Fellowship of Christian Farmers
By Kevin Cernek
December 22, 2019
If you had a bank that credited your account each morning with $86,400 that carried over no balance from day to day, and allowed you to keep no cash, and every evening cancelled whatever part of the amount you failed to use during the day, what would you do? You would draw out every cent, every day, of course, and use it to your advantage. Well, you have such an account, and its name is TIME. Every morning it credits you with 86,400 seconds. Every night it rules off as lost whatever you failed to invest to good purpose. It carries over no balances, it allows no overdrafts. Each day it opens a new account with you. If you fail to use the day’s deposits, the loss is yours. There is no going back. There is no drawing against tomorrow.
Someone has calculated how a typical lifespan of 70 years is spent: Sleep … 23 years; Work … 16 years; TV … 8 years; Eating … 6 years; Travel … 6 years; Leisure … 4.5 years; Illness … 4 years; Dressing … 2 years; Religion …. 0.5 years. (That is not a lot of church time).

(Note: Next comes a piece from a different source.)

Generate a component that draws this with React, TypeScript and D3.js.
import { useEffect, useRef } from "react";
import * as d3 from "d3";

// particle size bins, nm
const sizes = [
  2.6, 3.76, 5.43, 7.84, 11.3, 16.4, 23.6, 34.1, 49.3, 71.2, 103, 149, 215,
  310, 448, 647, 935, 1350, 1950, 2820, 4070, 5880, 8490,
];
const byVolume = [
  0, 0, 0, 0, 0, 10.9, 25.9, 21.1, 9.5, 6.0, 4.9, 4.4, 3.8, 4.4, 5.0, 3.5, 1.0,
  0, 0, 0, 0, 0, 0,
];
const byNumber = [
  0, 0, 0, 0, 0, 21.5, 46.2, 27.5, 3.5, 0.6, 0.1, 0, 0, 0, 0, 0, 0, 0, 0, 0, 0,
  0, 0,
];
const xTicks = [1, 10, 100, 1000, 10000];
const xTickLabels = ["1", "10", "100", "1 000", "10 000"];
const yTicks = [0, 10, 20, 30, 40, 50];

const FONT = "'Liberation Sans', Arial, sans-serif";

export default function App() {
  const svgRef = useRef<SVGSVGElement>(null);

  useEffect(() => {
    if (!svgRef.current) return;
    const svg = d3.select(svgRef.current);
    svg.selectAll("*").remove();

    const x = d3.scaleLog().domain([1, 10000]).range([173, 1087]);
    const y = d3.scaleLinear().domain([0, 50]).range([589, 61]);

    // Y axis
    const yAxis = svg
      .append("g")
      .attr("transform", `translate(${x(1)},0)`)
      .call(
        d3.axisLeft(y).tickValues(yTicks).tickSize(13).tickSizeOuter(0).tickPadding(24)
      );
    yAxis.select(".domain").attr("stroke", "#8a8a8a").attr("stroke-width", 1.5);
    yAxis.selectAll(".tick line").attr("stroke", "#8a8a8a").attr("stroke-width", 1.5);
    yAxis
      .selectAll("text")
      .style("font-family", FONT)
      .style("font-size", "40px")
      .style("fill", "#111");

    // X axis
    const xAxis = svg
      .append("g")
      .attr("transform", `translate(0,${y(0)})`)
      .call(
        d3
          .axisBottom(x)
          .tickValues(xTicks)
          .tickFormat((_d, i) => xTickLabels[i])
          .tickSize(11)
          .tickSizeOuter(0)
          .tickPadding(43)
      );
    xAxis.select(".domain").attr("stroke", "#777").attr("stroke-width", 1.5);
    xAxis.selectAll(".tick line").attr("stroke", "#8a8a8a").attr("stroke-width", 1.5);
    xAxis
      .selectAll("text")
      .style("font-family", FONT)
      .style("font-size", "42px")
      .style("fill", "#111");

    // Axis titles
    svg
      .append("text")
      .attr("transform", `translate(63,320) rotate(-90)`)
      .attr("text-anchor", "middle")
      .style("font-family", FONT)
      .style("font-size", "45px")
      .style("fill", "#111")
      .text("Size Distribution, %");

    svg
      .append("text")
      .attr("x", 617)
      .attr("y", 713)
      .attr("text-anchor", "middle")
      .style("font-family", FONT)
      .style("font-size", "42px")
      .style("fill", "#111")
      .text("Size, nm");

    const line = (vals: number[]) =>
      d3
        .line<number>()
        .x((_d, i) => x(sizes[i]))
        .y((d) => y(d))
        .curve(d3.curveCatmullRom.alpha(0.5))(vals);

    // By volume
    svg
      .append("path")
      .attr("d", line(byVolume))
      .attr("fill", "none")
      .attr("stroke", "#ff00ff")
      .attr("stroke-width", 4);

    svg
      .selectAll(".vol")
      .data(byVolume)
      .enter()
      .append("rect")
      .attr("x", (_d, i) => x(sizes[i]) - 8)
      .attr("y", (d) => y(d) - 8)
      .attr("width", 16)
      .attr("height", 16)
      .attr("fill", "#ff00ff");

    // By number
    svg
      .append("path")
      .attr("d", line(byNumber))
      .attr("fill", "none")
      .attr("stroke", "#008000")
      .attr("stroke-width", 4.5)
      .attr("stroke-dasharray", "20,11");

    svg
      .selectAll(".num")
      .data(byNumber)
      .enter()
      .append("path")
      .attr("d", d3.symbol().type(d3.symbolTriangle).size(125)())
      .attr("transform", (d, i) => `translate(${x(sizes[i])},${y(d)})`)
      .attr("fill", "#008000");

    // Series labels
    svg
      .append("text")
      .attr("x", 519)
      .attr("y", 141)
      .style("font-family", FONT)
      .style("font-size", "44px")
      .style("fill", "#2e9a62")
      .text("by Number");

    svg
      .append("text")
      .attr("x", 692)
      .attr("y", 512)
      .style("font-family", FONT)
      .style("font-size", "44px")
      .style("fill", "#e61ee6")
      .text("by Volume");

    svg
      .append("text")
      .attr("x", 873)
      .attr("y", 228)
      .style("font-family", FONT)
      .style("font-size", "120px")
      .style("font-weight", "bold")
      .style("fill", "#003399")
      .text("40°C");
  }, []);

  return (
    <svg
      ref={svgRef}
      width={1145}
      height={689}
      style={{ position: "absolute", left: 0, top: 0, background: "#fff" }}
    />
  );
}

Another year is winding down and is almost gone. At Martintown Community Church, we encourage everyone to read through the Bible each year. We give away Bibles that have a designated reading marked out for each day. It takes about 15 minutes a day to read each designated portion. We usually give away about 50 of these Bibles. One person has read through the entire Bible 13 years in a row.

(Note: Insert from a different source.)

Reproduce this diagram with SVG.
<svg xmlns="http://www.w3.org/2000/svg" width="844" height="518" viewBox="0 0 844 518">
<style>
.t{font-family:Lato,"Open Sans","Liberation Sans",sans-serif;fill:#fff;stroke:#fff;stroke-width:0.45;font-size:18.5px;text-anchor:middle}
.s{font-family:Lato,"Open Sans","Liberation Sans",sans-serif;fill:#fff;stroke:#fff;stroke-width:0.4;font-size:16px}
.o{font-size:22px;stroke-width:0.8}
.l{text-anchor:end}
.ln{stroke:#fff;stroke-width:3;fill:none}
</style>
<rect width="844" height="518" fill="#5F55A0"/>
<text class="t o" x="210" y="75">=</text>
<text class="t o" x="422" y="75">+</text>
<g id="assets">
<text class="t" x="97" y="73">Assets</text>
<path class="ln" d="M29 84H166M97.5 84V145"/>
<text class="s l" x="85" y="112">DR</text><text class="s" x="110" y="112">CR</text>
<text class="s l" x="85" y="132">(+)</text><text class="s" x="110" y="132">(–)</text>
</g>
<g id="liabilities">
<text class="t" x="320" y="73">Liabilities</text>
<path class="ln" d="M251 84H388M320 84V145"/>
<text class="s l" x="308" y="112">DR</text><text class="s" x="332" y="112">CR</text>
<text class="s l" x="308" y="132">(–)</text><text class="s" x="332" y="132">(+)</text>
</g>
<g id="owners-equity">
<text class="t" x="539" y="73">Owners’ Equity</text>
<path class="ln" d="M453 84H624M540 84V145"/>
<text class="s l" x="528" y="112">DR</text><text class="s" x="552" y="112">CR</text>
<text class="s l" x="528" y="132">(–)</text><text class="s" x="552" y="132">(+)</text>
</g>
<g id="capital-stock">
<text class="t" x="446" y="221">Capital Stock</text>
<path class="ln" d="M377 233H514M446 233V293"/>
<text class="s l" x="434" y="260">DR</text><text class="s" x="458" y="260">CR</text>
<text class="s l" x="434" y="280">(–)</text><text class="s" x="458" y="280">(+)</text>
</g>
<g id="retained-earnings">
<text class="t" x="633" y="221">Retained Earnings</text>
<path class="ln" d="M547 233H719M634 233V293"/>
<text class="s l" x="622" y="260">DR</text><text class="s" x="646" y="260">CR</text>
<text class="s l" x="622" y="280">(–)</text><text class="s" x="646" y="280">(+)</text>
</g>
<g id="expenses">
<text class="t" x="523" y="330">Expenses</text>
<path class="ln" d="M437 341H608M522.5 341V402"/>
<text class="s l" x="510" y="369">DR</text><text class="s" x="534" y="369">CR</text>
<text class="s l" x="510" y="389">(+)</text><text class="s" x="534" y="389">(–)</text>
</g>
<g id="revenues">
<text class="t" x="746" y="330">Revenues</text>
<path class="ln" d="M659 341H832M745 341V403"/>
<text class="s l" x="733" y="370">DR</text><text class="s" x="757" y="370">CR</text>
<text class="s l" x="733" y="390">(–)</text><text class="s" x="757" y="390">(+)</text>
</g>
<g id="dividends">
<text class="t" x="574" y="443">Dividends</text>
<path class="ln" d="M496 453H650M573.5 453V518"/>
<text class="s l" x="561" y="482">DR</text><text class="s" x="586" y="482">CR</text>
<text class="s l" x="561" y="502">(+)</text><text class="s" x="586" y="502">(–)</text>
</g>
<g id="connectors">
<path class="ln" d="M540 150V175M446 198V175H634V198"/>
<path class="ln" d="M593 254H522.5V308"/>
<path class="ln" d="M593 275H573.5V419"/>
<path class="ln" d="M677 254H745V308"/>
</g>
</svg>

There’s a story in the Bible found in 2 Kings 13 where God’s prophet, Elisha, was consulting the king of Israel about going to battle against an enemy. He told the king to take the arrows from his quiver and strike the ground with them. The king struck the ground three times and stopped. Elisha was angry with him and told him he should have struck the ground five or six times then he would have defeated the enemy completely, instead, now he would only be partially victorious.
That seems like a rather strange story. But the point it illustrates (according to my Study Bible footnote) is that the “moderately enthusiastic response to Elisha’s directive reflected insufficient zeal for accomplishing the announced task.” In other words, as that relates to us today, we are missing out on untold blessing from God because of our insufficient zeal for accomplishing the work of the Lord.
Apparently, a ho-hum attitude toward God doesn’t cut it. When God’s Word tells us to “repent and be saved” we better not water that down or shrug it off or decide He doesn’t really mean repent, He actually means something else. When Jesus says, “I am the way, the truth and the life, no one comes to the Father except through me,” we better not change that to mean something that is more convenient for us to believe. When we commit our lives to following and serving God, we better be ready to give Him everything we have. After all, He spared not even His own Son to die on the cross in order to give us the opportunity to come into His Kingdom.
2020, as every year preceding it, holds great opportunity and promise. 86,400 seconds await us each day. Where do the things of God fit in? Hopefully, we don’t “fit them in” as much as we enthusiastically incorporate Him into everything we think, say, and do. May God bless you in 2020.